All the worksheet contents are saved in the XLSX/XLSM file normally with no encryption.
How do we know?
We made an Excel file with a hidden worksheet and password protected the structure. Then opened up the XLSX file to look at the XML contents (all modern Office documents are ZIP files with a bundle of XML files inside).
Here’s the hidden & password protected worksheet file \xl\worksheets\sheet2.xml. The single cell contents ‘5678’ is there for all to see despite the password protection.
/xl/workbook.xml controls the visibility of the worksheets, note the ‘ state=”hidden” ‘ setting for one <sheet ….
The password appears to be in the same file and is the only part that is encrypted, using SHA-512.
Unprotecting a worksheet without the password is quite easy. There are free tools to do it like Password Protection Remover Pro or you can ‘DIY’ by opening up the XLXS/XLXM file and editing the workbook.xml file directly.
Compare that to a fully protected Excel workbook which can’t be opened without a password. The entire file is encrypted.
Protecting a workbook is different from protecting a sheet/tab
To be fair to Microsoft, there’s nothing in their documentation to suggest that Protecting a worksheet with a password is encrypting it.

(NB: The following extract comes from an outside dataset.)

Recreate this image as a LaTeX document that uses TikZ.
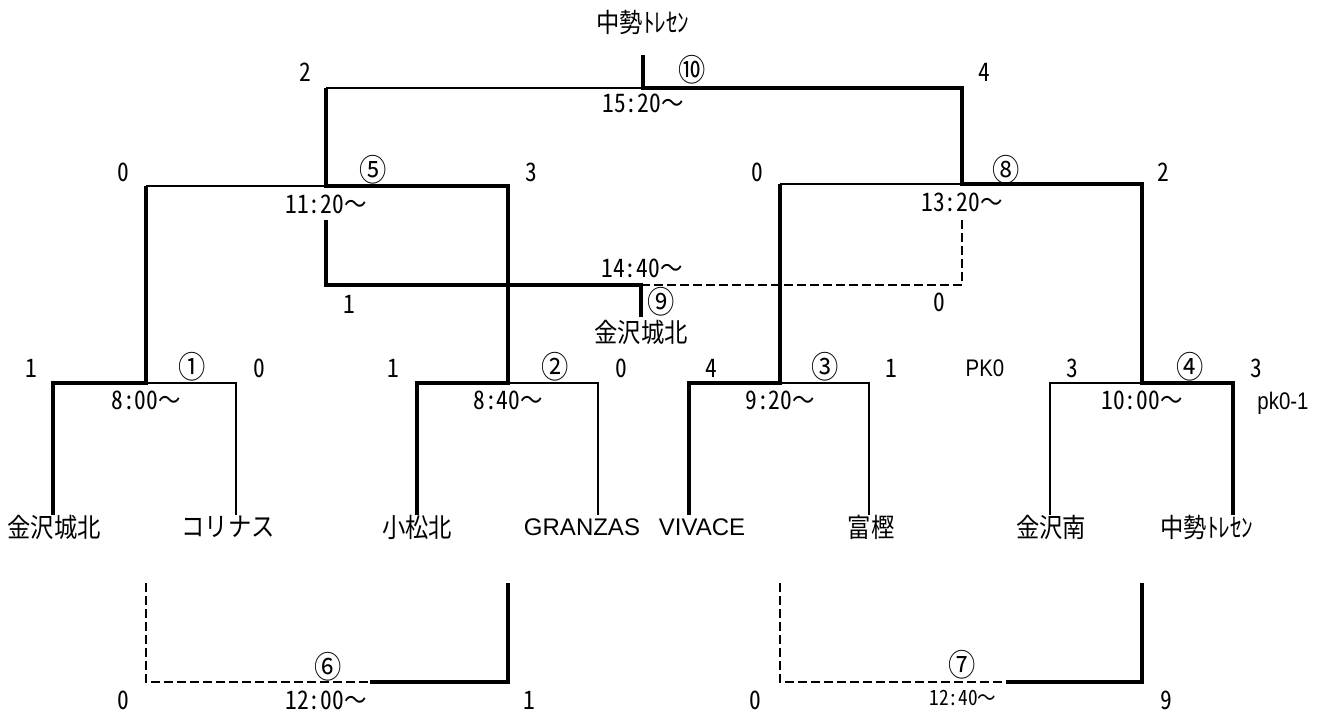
\documentclass[tikz,border=0pt]{standalone}
\usepackage{fontspec}
\newfontfamily\jpfont[FakeStretch=0.88]{Noto Sans CJK JP}
\newfontfamily\numfont[FakeStretch=0.92,CharacterWidth=Half]{Noto Sans CJK JP}
\newfontfamily\latfont{Liberation Sans}
\newfontfamily\latnfont[FakeStretch=0.85]{Liberation Sans}
\newcommand{\wv}{{\jpfont ～}}
\begin{document}
\begin{tikzpicture}[x=1pt,y=-1pt,
  win/.style={line width=3.6pt, line join=miter},
  lose/.style={line width=1.9pt, line join=miter},
  lost/.style={line width=1.9pt, dash pattern=on 9pt off 4pt},
  sc/.style={font=\numfont\fontsize{25.5}{25.5}\selectfont, inner sep=0pt},
  tm/.style={font=\numfont\fontsize{25.5}{25.5}\selectfont, inner sep=0pt},
  tms/.style={font=\numfont\fontsize{21}{21}\selectfont, inner sep=0pt},
  cn/.style={font=\jpfont\fontsize{31}{31}\selectfont, inner sep=0pt},
  team/.style={font=\jpfont\fontsize{26.5}{26.5}\selectfont, inner sep=0pt},
  teamlat/.style={font=\latfont\fontsize{24}{24}\selectfont, inner sep=0pt},
  note/.style={font=\latnfont\fontsize{24}{24}\selectfont, inner sep=0pt}]
\fill[white] (0,0) rectangle (1336,714);
\path[use as bounding box] (0,0) rectangle (1336,714);
% ---- coordinates ----
% round 1
\coordinate (a1L) at (53,383);  \coordinate (a1M) at (146,383);  \coordinate (a1R) at (236,383);
\coordinate (a2L) at (417,383); \coordinate (a2M) at (508,383);  \coordinate (a2R) at (598,383);
\coordinate (a3L) at (689,383); \coordinate (a3M) at (780,383);  \coordinate (a3R) at (869,383);
\coordinate (a4L) at (1050,383);\coordinate (a4M) at (1142,383); \coordinate (a4R) at (1233,383);
\coordinate (e1) at (53,515);  \coordinate (e2) at (236,515);  \coordinate (e3) at (417,515);  \coordinate (e4) at (598,515);
\coordinate (e5) at (689,515); \coordinate (e6) at (869,515);  \coordinate (e7) at (1050,515); \coordinate (e8) at (1233,515);
% round 2
\coordinate (b5L) at (146,186); \coordinate (b5M) at (326,186); \coordinate (b5R) at (508,186);
\coordinate (b8L) at (780,184); \coordinate (b8M) at (962,184); \coordinate (b8R) at (1142,184);
% final
\coordinate (f10L) at (326,88); \coordinate (f10M) at (643,88); \coordinate (f10R) at (962,88);
\coordinate (f10T) at (643,55);
% third place
\coordinate (c9a) at (326,220); \coordinate (c9L) at (326,285); \coordinate (c9M) at (641,285);
\coordinate (c9B) at (641,317); \coordinate (c9R) at (962,285); \coordinate (c9b) at (962,218);
% consolation
\coordinate (d6a) at (146,583); \coordinate (d6b) at (146,682); \coordinate (d6m) at (370,682);
\coordinate (d6c) at (508,682); \coordinate (d6d) at (508,583);
\coordinate (d7a) at (780,583); \coordinate (d7b) at (780,682); \coordinate (d7m) at (1006,682);
\coordinate (d7c) at (1142,682); \coordinate (d7d) at (1142,583);
% ---- lines ----
\draw[win]  (e1) -- (a1L) -- (a1M) -- (b5L);
\draw[lose] (a1M) -- (a1R) -- (e2);
\draw[win]  (e3) -- (a2L) -- (a2M) -- (b5R) -- (b5M) -- (f10L);
\draw[lose] (a2M) -- (a2R) -- (e4);
\draw[lose] (b5L) -- (b5M);
\draw[win]  (e5) -- (a3L) -- (a3M) -- (b8L);
\draw[lose] (a3M) -- (a3R) -- (e6);
\draw[lose] (e7) -- (a4L) -- (a4M);
\draw[win]  (e8) -- (a4R) -- (a4M) -- (b8R) -- (b8M) -- (f10R) -- (f10M) -- (f10T);
\draw[lose] (b8L) -- (b8M);
\draw[lose] (f10L) -- (f10M);
\draw[win]  (c9a) -- (c9L) -- (c9M) -- (c9B);
\draw[lost] (c9M) -- (c9R) -- (c9b);
\draw[lost] (d6a) -- (d6b) -- (d6m);
\draw[win]  (d6m) -- (d6c) -- (d6d);
\draw[lost] (d7a) -- (d7b) -- (d7m);
\draw[win]  (d7m) -- (d7c) -- (d7d);
% ---- labels ----
\node[team] (ttop) at (643,22) {中勢ﾄﾚｾﾝ};
\node[sc] (s10l) at (305,72) {2};
\node[cn] (m10) at (692,70) {⑩};
\node[sc] (s10r) at (984,72) {4};
\node[tm] (t10) at (643,103) {15:20\wv};
\node[sc] (s5l) at (123,172) {0};
\node[cn] (m5) at (373,170) {⑤};
\node[sc] (s5r) at (531,172) {3};
\node[tm] (t5) at (326,204) {11:20\wv};
\node[sc] (s8l) at (757,172) {0};
\node[cn] (m8) at (1006,170) {⑧};
\node[sc] (s8r) at (1163,172) {2};
\node[tm] (t8) at (962,202) {13:20\wv};
\node[tm] (t9) at (642,268) {14:40\wv};
\node[sc] (s9l) at (349,304) {1};
\node[cn] (m9) at (661,302) {⑨};
\node[sc] (s9r) at (939,302) {0};
\node[team] (w9) at (641,332) {金沢城北};
\node[sc] (s1l) at (31,368) {1};
\node[cn] (m1) at (192,367) {①};
\node[sc] (s1r) at (259,368) {0};
\node[tm] (t1) at (146,400) {8:00\wv};
\node[sc] (s2l) at (393,368) {1};
\node[cn] (m2) at (555,367) {②};
\node[sc] (s2r) at (621,368) {0};
\node[tm] (t2) at (508,400) {8:40\wv};
\node[sc] (s3l) at (711,368) {4};
\node[cn] (m3) at (825,367) {③};
\node[sc] (s3r) at (891,368) {1};
\node[tm] (t3) at (780,400) {9:20\wv};
\node[note] (pk) at (985,368) {PK0};
\node[sc] (s4l) at (1072,368) {3};
\node[cn] (m4) at (1190,367) {④};
\node[sc] (s4r) at (1256,368) {3};
\node[tm] (t4) at (1142,400) {10:00\wv};
\node[note] (pk2) at (1283,403) {pk0-1};
\node[team] (n1) at (54,527) {金沢城北};
\node[team] (n2) at (228,527) {コリナス};
\node[team] (n3) at (417,527) {小松北};
\node[teamlat] (n4) at (582,527) {GRANZAS};
\node[teamlat] (n5) at (702,527) {VIVACE};
\node[team] (n6) at (871,527) {富樫};
\node[team] (n7) at (1051,527) {金沢南};
\node[team] (n8) at (1207,527) {中勢ﾄﾚｾﾝ};
\node[sc] (s6l) at (123,700) {0};
\node[cn] (m6) at (328,667) {⑥};
\node[tm] (t6) at (326,700) {12:00\wv};
\node[sc] (s6r) at (529,700) {1};
\node[sc] (s7l) at (755,700) {0};
\node[cn] (m7) at (962,665) {⑦};
\node[tms] (t7) at (963,698) {12:40{\jpfont\fontsize{21}{21}\selectfont ～}};
\node[sc] (s7r) at (1166,700) {9};
\end{tikzpicture}
\end{document}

However, many people would assume that using a password in modern Office apps meant some level of encryption.
After all, Protecting a whole workbook is Encryption to a high level (Microsoft 365 uses AES-256). But Protecting a worksheet is not encrypted at all.
A good rule of thumb is whether the password is optional or not. If the password is optional (e.g. Protecting a worksheet) there’s no encryption.